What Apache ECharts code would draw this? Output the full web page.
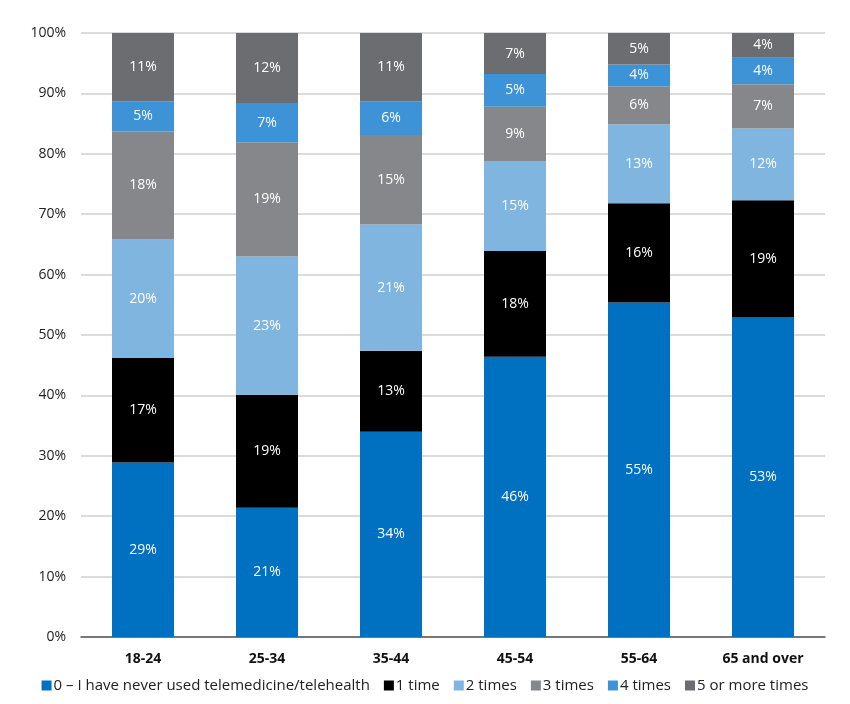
<!DOCTYPE html>
<html><head><meta charset="utf-8">
<script src="https://cdn.jsdelivr.net/npm/echarts@6/dist/echarts.min.js"></script>
<style>html,body{margin:0;padding:0;background:#fff}#c{width:850px;height:704px}</style>
</head><body><div id="c"></div>
<script>
const categories = ['18-24','25-34','35-44','45-54','55-64','65 and over'];
const seriesNames = ['0 – I have never used telemedicine/telehealth','1 time','2 times','3 times','4 times','5 or more times'];
const never = [28.9, 21.4, 34.0, 46.4, 55.4, 52.9];
const once = [17.3, 18.7, 13.4, 17.5, 16.4, 19.4];
const twice = [19.6, 22.9, 20.9, 14.9, 13.1, 11.9];
const thrice = [17.9, 18.9, 14.8, 9.0, 6.3, 7.3];
const four = [5.0, 6.5, 5.6, 5.4, 3.6, 4.4];
const fivePlus = [11.3, 11.6, 11.3, 6.8, 5.2, 4.1];
const yTicks = [0,10,20,30,40,50,60,70,80,90,100];

const colors = ['#0070c0','#000000','#80b5df','#86878b','#3d93d5','#6c6d71'];
const allData = [never, once, twice, thrice, four, fivePlus];
const font = "'Open Sans', 'DejaVu Sans', sans-serif";

const chart = echarts.init(document.getElementById('c'), null, {renderer:'canvas'});
chart.setOption({
  animation:false,
  color: colors,
  textStyle:{fontFamily:font},
  grid:{left:81, right:25, top:33, bottom:67, containLabel:false},
  legend:{
    bottom:6, left:'center',
    itemWidth:10, itemHeight:10, itemGap:14,
    icon:'rect',
    textStyle:{fontFamily:font, fontSize:15, color:'#222', padding:[0,0,0,-3]},
    data: seriesNames
  },
  xAxis:{
    type:'category', data:categories,
    axisLine:{show:true, lineStyle:{color:'#555', width:1.5}}, axisTick:{show:false},
    axisLabel:{fontFamily:font, fontSize:14, fontWeight:'bold', color:'#111', margin:15}
  },
  yAxis:{
    type:'value', min:0, max:100, interval:10,
    axisLine:{show:false}, axisTick:{show:false},
    axisLabel:{fontFamily:font, fontSize:14, color:'#222', margin:15, formatter: v => v + '%'},
    splitLine:{lineStyle:{color:'#cfcfd3', width:1.5}}
  },
  series: allData.map((d,i)=>({
    name: seriesNames[i], type:'bar', stack:'all', data:d, barWidth:'50%',
    itemStyle:{color:colors[i]},
    label:{show:true, position:'inside', color:'#fff', fontFamily:font, fontSize:14,
      formatter: p => Math.round(p.value) + '%'}
  }))
});
</script></body></html>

__EXERCISE OBJECTIVE__. Leave the pictures out and output the rest of the listing exactly.

__OUTPUT FOR THIS TASK__.
What Apache ECharts code would draw this? Output the full web page.
<!DOCTYPE html>
<html><head><meta charset="utf-8">
<script src="https://cdn.jsdelivr.net/npm/echarts@6/dist/echarts.min.js"></script>
<style>html,body{margin:0;padding:0;background:#fff}#c{width:850px;height:704px}</style>
</head><body><div id="c"></div>
<script>
const categories = ['18-24','25-34','35-44','45-54','55-64','65 and over'];
const seriesNames = ['0 – I have never used telemedicine/telehealth','1 time','2 times','3 times','4 times','5 or more times'];
const never = [28.9, 21.4, 34.0, 46.4, 55.4, 52.9];
const once = [17.3, 18.7, 13.4, 17.5, 16.4, 19.4];
const twice = [19.6, 22.9, 20.9, 14.9, 13.1, 11.9];
const thrice = [17.9, 18.9, 14.8, 9.0, 6.3, 7.3];
const four = [5.0, 6.5, 5.6, 5.4, 3.6, 4.4];
const fivePlus = [11.3, 11.6, 11.3, 6.8, 5.2, 4.1];
const yTicks = [0,10,20,30,40,50,60,70,80,90,100];

const colors = ['#0070c0','#000000','#80b5df','#86878b','#3d93d5','#6c6d71'];
const allData = [never, once, twice, thrice, four, fivePlus];
const font = "'Open Sans', 'DejaVu Sans', sans-serif";

const chart = echarts.init(document.getElementById('c'), null, {renderer:'canvas'});
chart.setOption({
  animation:false,
  color: colors,
  textStyle:{fontFamily:font},
  grid:{left:81, right:25, top:33, bottom:67, containLabel:false},
  legend:{
    bottom:6, left:'center',
    itemWidth:10, itemHeight:10, itemGap:14,
    icon:'rect',
    textStyle:{fontFamily:font, fontSize:15, color:'#222', padding:[0,0,0,-3]},
    data: seriesNames
  },
  xAxis:{
    type:'category', data:categories,
    axisLine:{show:true, lineStyle:{color:'#555', width:1.5}}, axisTick:{show:false},
    axisLabel:{fontFamily:font, fontSize:14, fontWeight:'bold', color:'#111', margin:15}
  },
  yAxis:{
    type:'value', min:0, max:100, interval:10,
    axisLine:{show:false}, axisTick:{show:false},
    axisLabel:{fontFamily:font, fontSize:14, color:'#222', margin:15, formatter: v => v + '%'},
    splitLine:{lineStyle:{color:'#cfcfd3', width:1.5}}
  },
  series: allData.map((d,i)=>({
    name: seriesNames[i], type:'bar', stack:'all', data:d, barWidth:'50%',
    itemStyle:{color:colors[i]},
    label:{show:true, position:'inside', color:'#fff', fontFamily:font, fontSize:14,
      formatter: p => Math.round(p.value) + '%'}
  }))
});
</script></body></html>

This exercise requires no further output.